# Who is this? Please help idenify this Cichlid.



## pxexaxcxex (Jul 28, 2009)

So my sister found out I set up a new aquarium and she bought my daughter a new fish without asking me...I am not happy with this...All I know is that it is a Cichlid and it likes my plants! Not sure what to do...should I return it....ugh. I don't even know how big it will get, so if you can please help me identify this fish. It does not seem to be aggressive at this point, but it is still new in the tank. It just goes around visiting and eating my plants. The Betta chased it around a bit and it did not fight back, just left to another plant.:fish::fish::fish:


----------



## th3g0t0guy (Jul 9, 2009)

dude ouch ...albino convict cichlid..you should just be happy she didnt buy two because they breed like crazy...get rid of it..sry.or its time for your daughter to have a fishtank...just get a litlle 10 gallon tank good luck


----------



## lohachata (Jan 27, 2006)

heros severum....yellow...lemon or gold color strain..often referred to as a gold severum..
they will not get real big though..only 8-10 inches..yep..they do like plants..


----------



## Guest (Aug 6, 2009)

yupp does look like a hero severum. and a 10 wont do for it. 55+ is what i would i suggest.

Goto,
THIS is an albino convict. notice the diff?


----------



## ron v (Feb 24, 2005)

Yup, severum.
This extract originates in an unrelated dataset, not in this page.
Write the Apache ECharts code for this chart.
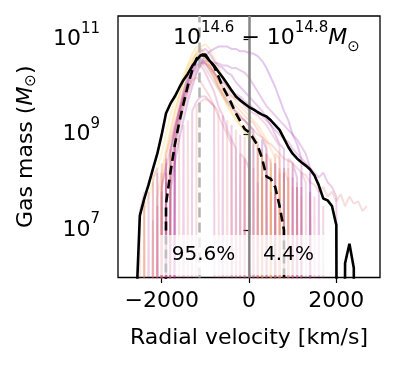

One of my favorite fish!


----------



## th3g0t0guy (Jul 9, 2009)

kk gottya...sorry man thanks zakk


----------



## RLHam3 (Sep 17, 2008)

definetely some form of severum


----------



## barbfreak2 (Sep 8, 2009)

Almost gaurentee a severum I have 8 tanks [largest to smallest]

900 gallon: 
1 17 inch iredescent shark
2 14 inch tiger oscar 
and 5 6 inch convicts 
300 gallon: 
1 16 inch pirhana 
200 gallon:
4 12 inch arowanas 
120 gallon: 
45 neon tetras 
45 male guppies
75 gallon:
4 6 inch silvertips 
55 gallon:
three tinfoils
55 gallon:
healing tank empty for now (thank god)
28 gallon:
3 8 inch silver dollars


----------